House Passes Clean Water Permitting Legislation with NPDES Permit Term Extension
On March 21, the House passed the Creating Confidence in Clean Water Permitting Act (H.R. 7023) on a vote of 213-205. As part of the package, the House unanimously adopted Representative John Garamendi’s (D-CA) amendment to allow States, like California, with Clean Water Act delegation authorities to issue a National Pollutant Discharge Elimination System (NPDES) permits for up to ten years for publicly owned wastewater treatment works.  The legislation is now before the Senate Committee on Environment and Public Works awaiting committee consideration.

The issue of extending NPDES permits to up to 10 years has been a long-term priority for CASA. Extension of the NPDES permit term recognizes the current reality of constructing and maintaining water infrastructure. It would allow public agencies, including CASA agencies, States and the public have adequate time to comply with existing regulatory requirements before the imposition of new mandates. As a result, public agencies would be able to better plan and more efficiently constructure projects that require new and advanced treatment technologies. Finally, it would benefit States as it will give more resources to their regulatory departments to direct towards nonpoint sources and watershed-based solutions.

 

Senate Committee Examines Passive Receiver CERCLA Liability Exemption
On March 20, the Senate Committee on Environment and Public Works convened a hearing to examine the liability impacts of designating PFAS chemicals as hazardous substances under the Comprehensive Emergency Response, Compensation, and Liability Act (CERCLA). Specifically, the hearing focused on the issue of providing CERCLA liability exemption to passive receivers, which would include  wastewater agencies. The hearing occurred as the U.S. Environmental Protection Agency (USEPA) is finalizing rules by the end of April to designate PFOS and PFOA as hazardous substances under CERCLA and create a 4PPT drinking water standard.

The need to provide wastewater agencies CERCLA liability exemption for PFAS has been a key priority for CASA. To this end, CASA, along with a broad coalition of passive receiver stakeholders, sent a joint letter to committee leadership ahead of the hearing. In the letter, CASA and the other co-signers emphasize the need and reasoning for why the committee must provide statutory protection for passive receivers for PFAS under CERCLA.
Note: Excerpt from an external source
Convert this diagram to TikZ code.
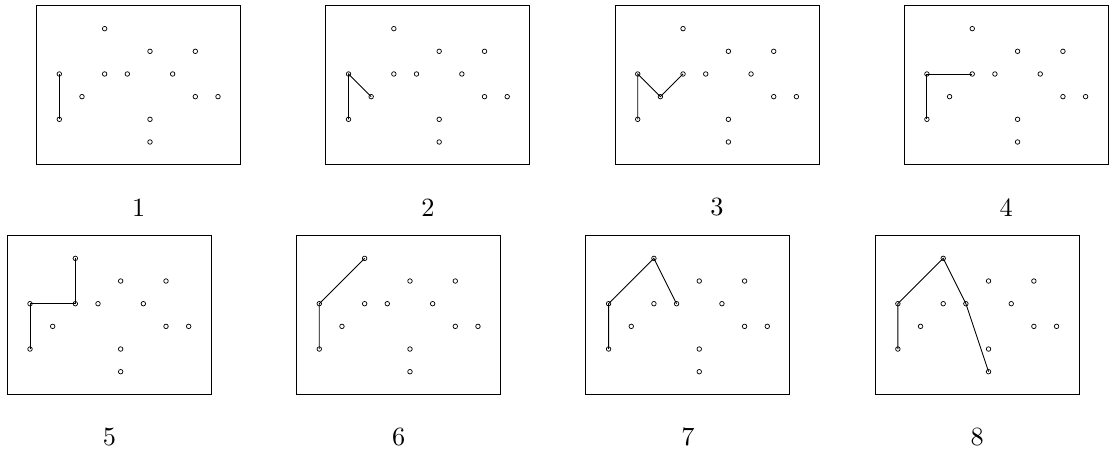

During the hearing, there was broad agreement among both committee members and witnesses that addressing PFAS contamination is a complex and challenging issue, and that primary responsibility should fall upon PFAS manufacturers. Committee Chair Tom Carper (D-DE) and Ranking Member Shelley Moore Capito (R-WV) both agreed that they want to advance a bipartisan legislative package, but Capito noted that developing protections for passive receivers, especially in the instance of smaller communities that cannot afford litigation, is necessary as part of any solution.

Testifying before the committee were a state environmental regulator, the Congressional Research Service, environmental NGO, and the passive receiver community. Representing passive receivers were witnesses testifying on behalf of the water, wastewater, and solid waste sectors. Water and solid waste witnesses documented examples of how CERCLA liability would capture passive receivers and result in litigation costs that would span over years, if not decades in some instances. The passive receiver witnesses also emphasized the water and solid waste sectors’ desires to be part of the solution to address PFAS pollution, but liability exemption is critical to ensuring utilities’ are not unfairly dragged into third party lawsuits. Key takeaways from the discussion include:

  • Wastewater and water utilities are not responsible for PFAS pollution.
  • Landfills and wastewater agencies are interdependent and a CERCLA designation, without liability protection, would cause restrictions at landfills and disrupt well planned programs of management between both sectors.
  • In response to suggestions to use federal permits to provide CERCLA protection, passive receiver witnesses explained CERCLA is retroactive, creating liability for events that occurred before PFAS standards were established. Therefore, federal permits do not necessarily provide liability protection.
  • USEPA efforts to designate PFOA and PFOS under CERCLA bypasses the usual policymaking approach of first defining a chemical as a hazardous constituent under Resource Conservation and Recovery Act (RCRA) or other environmental statutes. State official endorsed relying on RCRA as the foundational approach to address PFAS.

The hearing concluded without an indication from the committee about how it will address the issue of passive receiver liability. However, the committee is expected to continue its work to design a bipartisan agreement on passive receivers protection from any CERCLA designation.